I read an interesting article about the followers of failed doomsday prophet Harold Camping a year after their predicted apocalypse failed to manifest.
It is actually a very thoughtful and respectful article that looks at the real world impact when their whole worldview is destroyed. I found it very interesting and recommend it as an interesting read.
However, there is one paragraph that bugs me. Perhaps in an effort to mitigate against dismissing the followers of Camping as deluded, the author Tom Bartlett at Religion Dispatches says the following:
In the beginning, I was curious how believers would react, as if they were mice in a maze. But as time went on I grew to like and sympathize with many of them. This failed prophecy caused real harm, financially and emotionally. What was a curiosity for the rest of us was, for them, traumatic. And it’s important to remember that mainstream Christians also believe that God’s son will play a return engagement, beam up his bona fide followers, and leave the wretched remainder to suffer unspeakable torment. They’re just not sure when.
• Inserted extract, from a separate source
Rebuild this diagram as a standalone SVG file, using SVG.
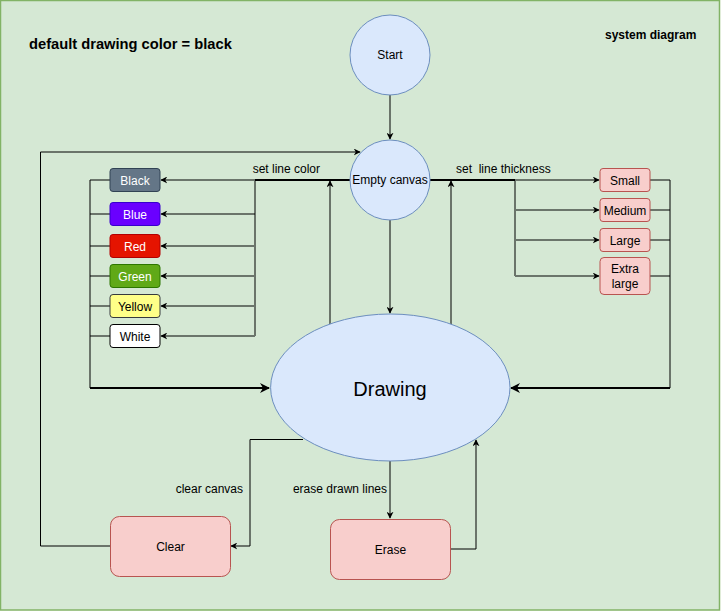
<svg xmlns="http://www.w3.org/2000/svg" width="721" height="611" viewBox="0 0 721 611">
<defs>
<marker id="ah" viewBox="0 0 10 10" refX="9" refY="5" markerWidth="7" markerHeight="7" markerUnits="userSpaceOnUse" orient="auto">
<path d="M0,0 L10,5 L0,10 L3,5 Z" fill="#000"/>
</marker>
<marker id="ah2" viewBox="0 0 10 10" refX="9" refY="5" markerWidth="10" markerHeight="10" markerUnits="userSpaceOnUse" orient="auto">
<path d="M0,0 L10,5 L0,10 L3,5 Z" fill="#000"/>
</marker>
</defs>
<style>
text{font-family:"Liberation Sans",Arial,sans-serif;fill:#000;}
.c{text-anchor:middle;dominant-baseline:central;}
.circ{fill:#dae8fc;stroke:#6c8ebf;stroke-width:1;}
.pink{fill:#f8cecc;stroke:#b85450;stroke-width:1;}
.e{fill:none;stroke:#000;stroke-width:1;}
.t{fill:none;stroke:#000;stroke-width:2;}
.g{fill:none;stroke:#6b756b;stroke-width:2;}
.w{fill:#fff;font-size:12px;}
.s{font-size:12px;}
.lbl{font-size:12px;}
</style>
<rect x="0.5" y="0.5" width="719" height="609.5" fill="#d5e8d4" stroke="#82b366" stroke-width="1.5"/>
<text x="29" y="44" font-size="14.7" font-weight="bold" dominant-baseline="central">default drawing color = black</text>
<text x="605" y="35" font-size="12" font-weight="bold" dominant-baseline="central">system diagram</text>

<g id="connectors">
<path class="e" d="M390,95 L390,139" marker-end="url(#ah)"/>
<path class="e" d="M390,220 L390,313" marker-end="url(#ah)"/>
<path class="t" d="M350,180 L255,180"/>
<path class="e" d="M255,180 L255,336"/>
<path class="g" d="M255,180 L161,180" marker-end="url(#ah)"/>
<path class="e" d="M255,214 L161,214" marker-end="url(#ah)"/>
<path class="g" d="M255,246 L161,246" marker-end="url(#ah)"/>
<path class="g" d="M255,276 L161,276" marker-end="url(#ah)"/>
<path class="g" d="M255,306 L161,306" marker-end="url(#ah)"/>
<path class="g" d="M255,336 L161,336" marker-end="url(#ah)"/>
<path class="g" d="M110,180 L90,180"/>
<path class="e" d="M110,214 L90,214"/>
<path class="g" d="M110,246 L90,246"/>
<path class="g" d="M110,276 L90,276"/>
<path class="g" d="M110,306 L90,306"/>
<path class="g" d="M110,336 L90,336"/>
<path class="e" d="M90,180 L90,388"/>
<path class="t" d="M90,388 L269,388" marker-end="url(#ah2)"/>
<path class="t" d="M430,180 L515,180"/>
<path class="e" d="M515,180 L515,276"/>
<path class="g" d="M515,180 L599,180" marker-end="url(#ah)"/>
<path class="g" d="M515,210 L599,210" marker-end="url(#ah)"/>
<path class="g" d="M515,240 L599,240" marker-end="url(#ah)"/>
<path class="g" d="M515,276 L599,276" marker-end="url(#ah)"/>
<path class="g" d="M650,180 L670,180"/>
<path class="g" d="M650,210 L670,210"/>
<path class="g" d="M650,240 L670,240"/>
<path class="g" d="M650,276 L670,276"/>
<path class="e" d="M670,180 L670,388"/>
<path class="t" d="M670,388 L511,388" marker-end="url(#ah2)"/>
<path class="e" d="M330,324 L330,181" marker-end="url(#ah)"/>
<path class="e" d="M451,324 L451,181" marker-end="url(#ah)"/>
<path class="e" d="M303,439.5 L250,439.5 L250,546 L231,546" marker-end="url(#ah)"/>
<path class="e" d="M110,546 L40.5,546 L40.5,152 L360,152" marker-end="url(#ah)"/>
<path class="e" d="M390,461 L390,518" marker-end="url(#ah)"/>
<path class="e" d="M450,549 L476,549 L476,440" marker-end="url(#ah)"/>
<text class="lbl" x="320" y="169" text-anchor="end" dominant-baseline="central">set line color</text>
<text class="lbl" x="456" y="169" dominant-baseline="central" xml:space="preserve">set  line thickness</text>
<text class="lbl" x="243" y="489" text-anchor="end" dominant-baseline="central">clear canvas</text>
<text class="lbl" x="387" y="489" text-anchor="end" dominant-baseline="central">erase drawn lines</text>
</g>

<g id="start"><circle class="circ" cx="390" cy="55" r="40"/><text class="c s" x="390" y="55">Start</text></g>
<g id="empty-canvas"><circle class="circ" cx="390" cy="180" r="40"/><text class="c s" x="390" y="180">Empty canvas</text></g>
<g id="drawing"><ellipse class="circ" cx="390.3" cy="387.5" rx="119.7" ry="73.5"/><text class="c" x="390" y="389" font-size="20">Drawing</text></g>

<g id="black"><rect x="110" y="168.5" width="50" height="23" rx="3" fill="#647687" stroke="#314354"/><text class="c w" x="135" y="180.5">Black</text></g>
<g id="blue"><rect x="110" y="202.5" width="50" height="23" rx="3" fill="#6a00ff" stroke="#3700cc"/><text class="c w" x="135" y="214.5">Blue</text></g>
<g id="red"><rect x="110" y="234.5" width="50" height="23" rx="3" fill="#e51400" stroke="#b20000"/><text class="c w" x="135" y="246.5">Red</text></g>
<g id="green"><rect x="110" y="264.5" width="50" height="23" rx="3" fill="#60a917" stroke="#2d7600"/><text class="c w" x="135" y="276.5">Green</text></g>
<g id="yellow"><rect x="110" y="294.5" width="50" height="23" rx="3" fill="#ffff88" stroke="#36393d"/><text class="c s" x="135" y="306.5">Yellow</text></g>
<g id="white"><rect x="110" y="324.5" width="50" height="23" rx="3" fill="#ffffff" stroke="#000"/><text class="c s" x="135" y="336.5">White</text></g>

<g id="small"><rect class="pink" x="600" y="168.5" width="50" height="23" rx="3"/><text class="c s" x="625" y="180.5">Small</text></g>
<g id="medium"><rect class="pink" x="600" y="198.5" width="50" height="23" rx="3"/><text class="c s" x="625" y="210.5">Medium</text></g>
<g id="large"><rect class="pink" x="600" y="228.5" width="50" height="23" rx="3"/><text class="c s" x="625" y="240.5">Large</text></g>
<g id="extra-large"><rect class="pink" x="600" y="257.5" width="50" height="37" rx="4"/><text class="c s" x="625" y="268.5">Extra</text><text class="c s" x="625" y="283.5">large</text></g>

<g id="clear"><rect class="pink" x="110.5" y="516.5" width="120" height="60" rx="9"/><text class="c s" x="170.5" y="546.5">Clear</text></g>
<g id="erase"><rect class="pink" x="330.5" y="519.5" width="120" height="60" rx="9"/><text class="c s" x="390.5" y="549.5">Erase</text></g>
</svg>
That assertion is just factually incorrect, but I see it repeated all the time in religion reporting.
Let us breakdown some numbers.
Of the 2+ billion Christians in the world, the great majority of denominations do not teach about any kind of rapture.
Of course, the Catholic Church, with its 1.2 billion members, does not and never has taught about any version of a rapture in which God will “beam up his bona fide followers, and leave the wretched remainder to suffer unspeakable torment.” So that is over 50% right there gone.
Now we have approximately 230 million Orthodox who have no such teaching either. So now we are up to 1.4+ billion who do not teach or believe this.
Ditto the 85 million Anglicans. So far we are up to almost 70% of the total number of Christians who do not believe this.
So this leaves us the rest of the Protestant denominations. So which one teach the rapture? Lutherans? Nope. Methodists? Nope. And so on.
While there may be individuals within all these denominations who have been taken in by rapture theory, most Christian Churches or ecclesial communities, the large majority have no such teaching.
Belief in the rapture is a subset of a subset of a subset of Christians and good reporting should reflect this fact.